Al menos, para una de las partes.
"Sí, lo hemos dejado, de mutuo acuerdo. ¿Con EHP? Bueno... no... es un amigo... pero nada serio..." Mentira. Estudios científicos que no sé si se han hecho, confirman que en la mayoría de los casos el agente expulsor, aquel que aplicó la fuerza a la palanca y le dio al tipo su número de móvil sabiendo perfectamente la verdadera intención, sólo quiere sustituir un peso por otro.
Si tiene suerte, la siguiente expulsión es rápida e indolora, deja espacio para la construcción personal, el cultivo de las artes, la juerga y la independencia. Si no, empiezan los problemas. Es entonces cuando en la relación recién estrenada resuenan los chirridos, los desajustes, los desórdenes. Los efectos colaterales de intentar adaptar un cuerpo al molde dejado por otro. La cosecha anémica de quién no se atrevió a dejar el corazón en barbecho.

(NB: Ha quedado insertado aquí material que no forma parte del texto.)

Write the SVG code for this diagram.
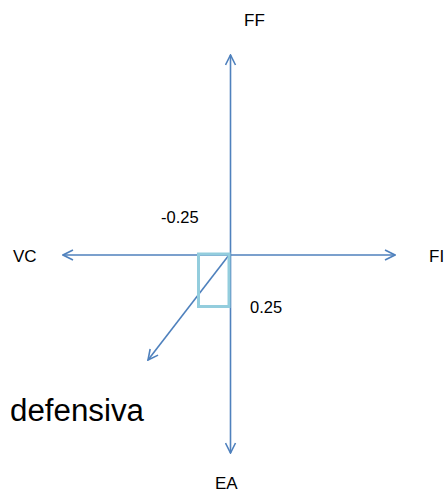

Empieza -salvo en misteriosos casos de perfecto acoplamiento- la crisis estructural de un modelo de relaciones habitualmente coronadas con matrimonio, hijos y cuernos a los cuarenta. Relaciones forzadas que aseguran compañía durante la cena, descuentos en el cine, acompañantes en bodas y viajes y otras muchas versiones del amor a duras penas. ¿A te que suenan?